[Short exercise]
Pick out each line containing the string "this".

══ Material to process

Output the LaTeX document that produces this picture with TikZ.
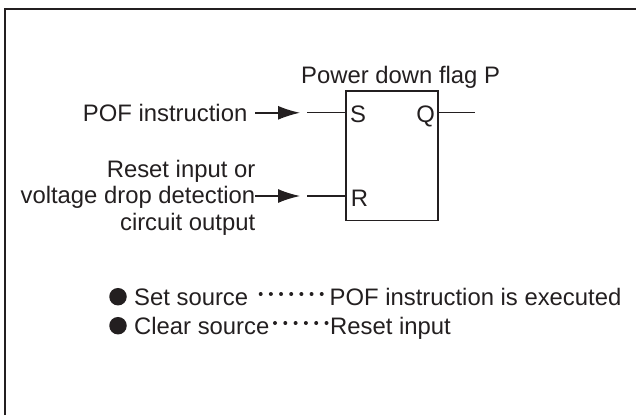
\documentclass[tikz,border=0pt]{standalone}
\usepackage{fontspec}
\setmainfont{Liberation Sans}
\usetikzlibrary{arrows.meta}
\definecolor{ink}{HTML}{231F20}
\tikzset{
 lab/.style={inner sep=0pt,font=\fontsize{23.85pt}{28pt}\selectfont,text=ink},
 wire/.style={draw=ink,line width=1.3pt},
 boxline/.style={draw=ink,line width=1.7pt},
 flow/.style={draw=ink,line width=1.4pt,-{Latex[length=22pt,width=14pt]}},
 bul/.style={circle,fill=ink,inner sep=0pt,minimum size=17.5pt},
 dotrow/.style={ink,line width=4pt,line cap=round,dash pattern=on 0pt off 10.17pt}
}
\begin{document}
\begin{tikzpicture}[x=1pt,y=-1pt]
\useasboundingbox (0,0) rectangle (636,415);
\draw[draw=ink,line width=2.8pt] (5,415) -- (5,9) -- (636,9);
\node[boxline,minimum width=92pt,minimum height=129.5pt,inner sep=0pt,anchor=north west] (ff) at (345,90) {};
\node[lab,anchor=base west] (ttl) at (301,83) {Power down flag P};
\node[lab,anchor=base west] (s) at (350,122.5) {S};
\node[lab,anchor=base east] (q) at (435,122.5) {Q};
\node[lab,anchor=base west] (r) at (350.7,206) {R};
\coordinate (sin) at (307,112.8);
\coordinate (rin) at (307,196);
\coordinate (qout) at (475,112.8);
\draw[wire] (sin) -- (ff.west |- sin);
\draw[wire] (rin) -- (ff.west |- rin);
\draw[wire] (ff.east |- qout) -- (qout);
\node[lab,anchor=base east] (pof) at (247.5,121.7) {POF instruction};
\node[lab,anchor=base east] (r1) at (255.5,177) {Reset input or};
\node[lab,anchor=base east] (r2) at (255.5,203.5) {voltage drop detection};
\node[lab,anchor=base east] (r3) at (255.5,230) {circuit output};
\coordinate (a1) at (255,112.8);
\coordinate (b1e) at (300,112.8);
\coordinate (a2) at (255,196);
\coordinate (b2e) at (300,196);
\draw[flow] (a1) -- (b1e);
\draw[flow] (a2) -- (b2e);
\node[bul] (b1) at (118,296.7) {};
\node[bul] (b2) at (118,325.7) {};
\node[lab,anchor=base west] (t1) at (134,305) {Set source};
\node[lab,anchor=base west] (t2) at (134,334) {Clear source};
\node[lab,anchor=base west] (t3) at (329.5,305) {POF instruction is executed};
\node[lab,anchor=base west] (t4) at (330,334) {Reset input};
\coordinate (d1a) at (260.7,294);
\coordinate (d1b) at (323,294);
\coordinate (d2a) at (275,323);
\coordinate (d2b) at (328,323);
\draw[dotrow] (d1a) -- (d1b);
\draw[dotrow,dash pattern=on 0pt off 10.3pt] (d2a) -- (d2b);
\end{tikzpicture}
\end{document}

════
══ Material to process

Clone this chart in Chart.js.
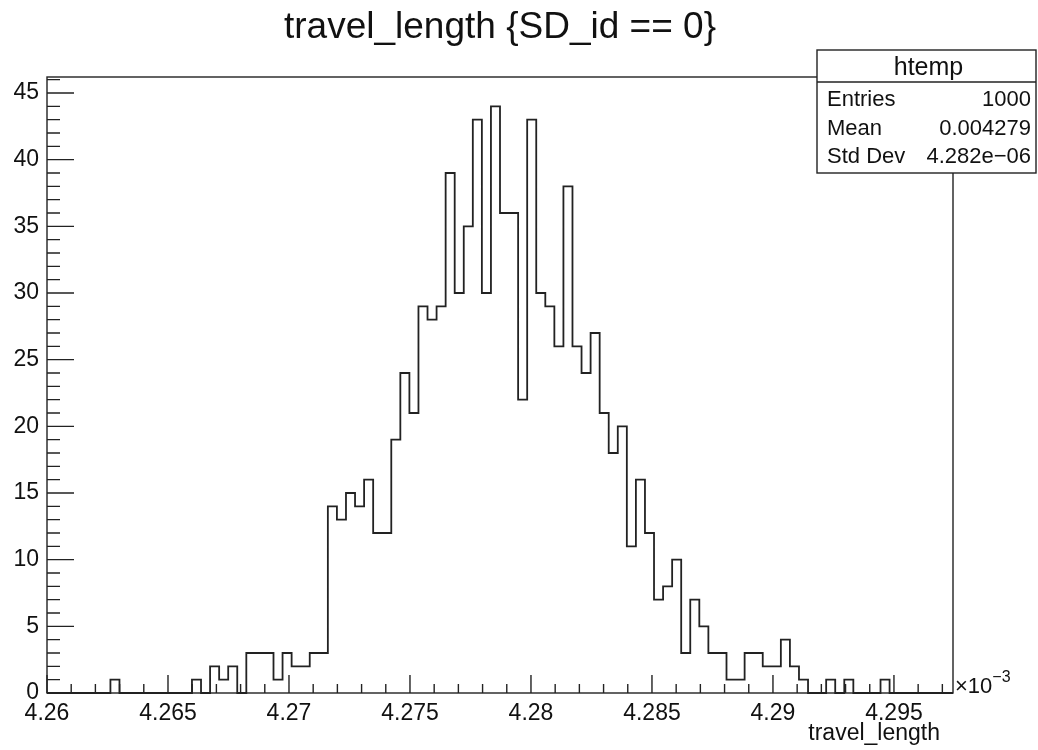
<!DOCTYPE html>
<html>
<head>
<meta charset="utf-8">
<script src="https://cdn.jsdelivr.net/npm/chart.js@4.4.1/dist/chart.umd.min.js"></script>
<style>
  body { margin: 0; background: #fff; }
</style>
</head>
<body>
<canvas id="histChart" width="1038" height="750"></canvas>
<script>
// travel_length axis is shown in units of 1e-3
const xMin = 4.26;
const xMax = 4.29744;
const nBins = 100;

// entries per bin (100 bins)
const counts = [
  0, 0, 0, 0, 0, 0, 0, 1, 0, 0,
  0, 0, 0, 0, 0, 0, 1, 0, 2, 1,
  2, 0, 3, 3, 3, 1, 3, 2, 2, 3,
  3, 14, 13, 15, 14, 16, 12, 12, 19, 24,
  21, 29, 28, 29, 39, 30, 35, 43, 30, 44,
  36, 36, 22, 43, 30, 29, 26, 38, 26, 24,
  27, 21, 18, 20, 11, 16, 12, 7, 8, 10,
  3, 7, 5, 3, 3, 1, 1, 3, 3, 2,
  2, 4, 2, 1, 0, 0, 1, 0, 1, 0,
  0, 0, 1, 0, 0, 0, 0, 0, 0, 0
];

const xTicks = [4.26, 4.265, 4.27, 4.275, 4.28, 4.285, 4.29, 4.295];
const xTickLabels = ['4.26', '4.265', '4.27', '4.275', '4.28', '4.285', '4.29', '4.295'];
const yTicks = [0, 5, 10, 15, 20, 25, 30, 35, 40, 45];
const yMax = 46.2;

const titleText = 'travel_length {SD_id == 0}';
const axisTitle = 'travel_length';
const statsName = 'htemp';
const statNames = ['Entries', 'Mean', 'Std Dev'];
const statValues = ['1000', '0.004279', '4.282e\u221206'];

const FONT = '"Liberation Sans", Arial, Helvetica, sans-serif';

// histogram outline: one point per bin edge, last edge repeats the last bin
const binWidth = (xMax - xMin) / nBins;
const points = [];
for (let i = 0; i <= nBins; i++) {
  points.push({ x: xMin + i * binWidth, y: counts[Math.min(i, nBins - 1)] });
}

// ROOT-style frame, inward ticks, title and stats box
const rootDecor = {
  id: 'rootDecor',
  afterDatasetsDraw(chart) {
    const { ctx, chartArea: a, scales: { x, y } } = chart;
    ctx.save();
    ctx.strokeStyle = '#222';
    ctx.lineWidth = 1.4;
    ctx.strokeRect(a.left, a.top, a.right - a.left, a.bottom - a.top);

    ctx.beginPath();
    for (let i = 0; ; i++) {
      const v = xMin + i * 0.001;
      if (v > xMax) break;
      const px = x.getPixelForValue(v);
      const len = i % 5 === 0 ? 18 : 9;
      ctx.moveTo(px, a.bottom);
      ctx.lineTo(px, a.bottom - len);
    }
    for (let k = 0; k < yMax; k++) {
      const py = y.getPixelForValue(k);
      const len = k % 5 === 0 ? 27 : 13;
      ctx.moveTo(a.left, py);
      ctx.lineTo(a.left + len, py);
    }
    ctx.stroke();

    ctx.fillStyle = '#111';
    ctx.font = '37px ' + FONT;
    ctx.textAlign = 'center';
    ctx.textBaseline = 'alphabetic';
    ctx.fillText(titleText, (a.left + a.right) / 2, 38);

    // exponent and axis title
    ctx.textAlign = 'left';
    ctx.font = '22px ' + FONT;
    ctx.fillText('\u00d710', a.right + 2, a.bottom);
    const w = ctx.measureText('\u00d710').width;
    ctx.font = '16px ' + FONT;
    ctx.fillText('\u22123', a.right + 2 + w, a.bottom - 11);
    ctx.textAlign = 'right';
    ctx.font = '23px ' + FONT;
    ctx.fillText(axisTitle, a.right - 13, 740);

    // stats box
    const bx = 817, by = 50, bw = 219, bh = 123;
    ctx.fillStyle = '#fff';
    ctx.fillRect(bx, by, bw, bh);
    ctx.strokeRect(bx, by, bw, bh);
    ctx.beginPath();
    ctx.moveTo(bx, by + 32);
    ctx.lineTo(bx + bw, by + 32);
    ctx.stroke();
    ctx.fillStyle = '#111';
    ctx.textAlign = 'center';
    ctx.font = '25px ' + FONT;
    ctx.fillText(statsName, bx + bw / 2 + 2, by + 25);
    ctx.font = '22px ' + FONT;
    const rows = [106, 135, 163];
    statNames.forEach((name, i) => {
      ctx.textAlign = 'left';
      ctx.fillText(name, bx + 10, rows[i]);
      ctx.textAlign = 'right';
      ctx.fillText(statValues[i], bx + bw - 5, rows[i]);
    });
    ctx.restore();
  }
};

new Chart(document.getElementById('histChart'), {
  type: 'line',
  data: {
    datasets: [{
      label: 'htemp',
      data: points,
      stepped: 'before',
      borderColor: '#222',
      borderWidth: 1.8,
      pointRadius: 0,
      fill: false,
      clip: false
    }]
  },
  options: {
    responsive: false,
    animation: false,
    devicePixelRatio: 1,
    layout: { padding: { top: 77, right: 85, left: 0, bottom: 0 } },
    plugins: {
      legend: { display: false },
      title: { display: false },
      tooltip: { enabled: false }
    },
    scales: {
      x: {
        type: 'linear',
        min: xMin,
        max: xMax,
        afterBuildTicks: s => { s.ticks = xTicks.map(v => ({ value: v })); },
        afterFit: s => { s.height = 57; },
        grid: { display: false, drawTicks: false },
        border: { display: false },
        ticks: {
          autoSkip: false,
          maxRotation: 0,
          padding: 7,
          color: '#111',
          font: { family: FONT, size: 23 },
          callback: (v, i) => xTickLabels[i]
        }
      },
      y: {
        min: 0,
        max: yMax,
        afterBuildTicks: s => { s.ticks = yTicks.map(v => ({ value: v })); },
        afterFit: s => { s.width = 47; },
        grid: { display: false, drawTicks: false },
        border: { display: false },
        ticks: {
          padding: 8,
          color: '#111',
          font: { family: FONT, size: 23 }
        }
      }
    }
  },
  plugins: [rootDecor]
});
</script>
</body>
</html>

════
══ Material to process

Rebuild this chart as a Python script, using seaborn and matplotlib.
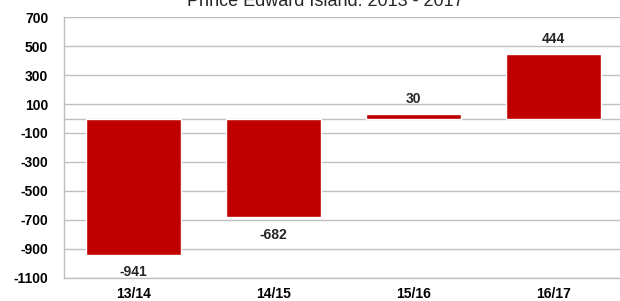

════

[Expected answer]
Output the LaTeX document that produces this picture with TikZ.
Clone this chart in Chart.js.
Rebuild this chart as a Python script, using seaborn and matplotlib.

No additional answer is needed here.